Posted on January 17, 2013 in News

AppGeo will work collaboratively with the Western Governors’ Wildlife Council (WGWC) to design, build and then host a regional viewer for crucial habitat and corridors across the western United States, called the Crucial Habitat Assessment Tool (CHAT) regional viewer.  The vision for the regional viewer resulted from the CHAT initiative of the WGWC.

As quoted in the WGWC press release on the award: “We are excited about this step in the development of CHAT,” said John Harja, Senior Policy Analyst in Utah’s Public Lands Policy Coordination Office and Chair of the WGWC. “The regional viewer application will allow the public and decision makers to better include state priorities for fish and wildlife in the earliest stages of the planning process, particularly for energy and transportation.”

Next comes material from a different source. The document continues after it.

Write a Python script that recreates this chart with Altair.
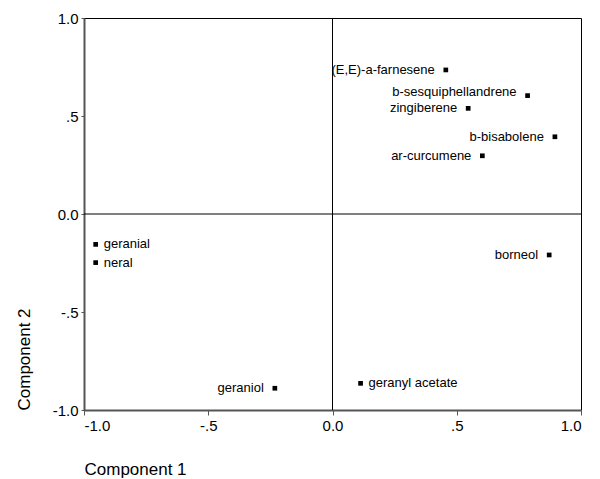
import altair as alt
import pandas as pd

names = ["(E,E)-a-farnesene", "b-sesquiphellandrene", "zingiberene", "b-bisabolene",
         "ar-curcumene", "borneol", "geranyl acetate", "geraniol", "geranial", "neral"]
comp1 = [0.456, 0.785, 0.546, 0.895, 0.603, 0.872, 0.113, -0.232, -0.953, -0.953]
comp2 = [0.735, 0.604, 0.539, 0.394, 0.297, -0.209, -0.864, -0.889, -0.155, -0.248]
label_side = ["left", "up", "left", "left", "left", "left", "right", "left", "right", "right"]

df = pd.DataFrame({"name": names, "c1": comp1, "c2": comp2, "side": label_side})

FONT = "Liberation Sans"

xs = alt.Scale(domain=[-1, 1], nice=False, zero=False)
ys = alt.Scale(domain=[-1, 1], nice=False, zero=False)
lbl = "datum.value == 0 ? '0.0' : (datum.value == 1 ? '1.0' : (datum.value == -1 ? '-1.0' : (datum.value > 0 ? '.5' : '-.5')))"

base = alt.Chart(df)

pts = base.mark_square(size=22, color="black", opacity=1).encode(
    x=alt.X("c1:Q", scale=xs, title="Component 1",
            axis=alt.Axis(values=[-1, -0.5, 0, 0.5, 1], labelExpr=lbl, grid=False,
                          titleAnchor="start", titleAlign="left", titlePadding=28)),
    y=alt.Y("c2:Q", scale=ys, title="Component 2",
            axis=alt.Axis(values=[-1, -0.5, 0, 0.5, 1], labelExpr=lbl, grid=False,
                          titleAnchor="start", titleAlign="left", titlePadding=19,
                          tickSize=3)),
)

enc = dict(x=alt.X("c1:Q", scale=xs), y=alt.Y("c2:Q", scale=ys), text="name:N")

left_txt = base.transform_filter("datum.side == 'left'").mark_text(
    align="right", baseline="middle", dx=-11, fontSize=13, font=FONT, color="black"
).encode(**enc)

up_txt = base.transform_filter("datum.side == 'up'").mark_text(
    align="right", baseline="middle", dx=-11, dy=-4, fontSize=13, font=FONT, color="black"
).encode(**enc)

right_txt = base.transform_filter("datum.side == 'right'").mark_text(
    align="left", baseline="middle", dx=8, fontSize=13, font=FONT, color="black"
).encode(**enc)

zero_df = pd.DataFrame({"z": [0]})
vline = alt.Chart(zero_df).mark_rule(color="black", strokeWidth=1).encode(
    x=alt.X("z:Q", scale=xs))
hline = alt.Chart(zero_df).mark_rule(color="black", strokeWidth=1).encode(
    y=alt.Y("z:Q", scale=ys))

chart = alt.layer(vline, hline, pts, left_txt, up_txt, right_txt).properties(
    width=497, height=392,
    autosize=alt.AutoSizeParams(type="none"),
    padding={"left": 84, "top": 18, "right": 19, "bottom": 69},
    background="white",
).configure_view(
    stroke="black", strokeWidth=1
).configure_axis(
    domainColor="#555555", domainWidth=2, tickColor="#555555", tickWidth=1,
    labelFont=FONT, labelFontSize=15, labelColor="black",
    titleFont=FONT, titleFontSize=17, titleFontWeight="normal", titleColor="black",
    labelPadding=3,
).configure_axisX(tickSize=5)

chart.save("out.html", embed_options={"renderer": "svg", "actions": False})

“We at AppGeo are equally excited to have been selected by the WGWC for this important project for western states,” said Michael Terner, Executive Vice President of Applied Geographics and Principal in Charge for the project.  “It is a perfect match to our mission of helping organizations make their spatial data accessible and useful to the broadest possible audiences through online applications.”

The project scope is to present data in a consistent manner across 16 western states, enabling the viewing of resources, habitats, and wildlife corridors that cross state lines. The regional viewer will complement state-level CHAT websites that have already been launched successfully by several western states and groups of states.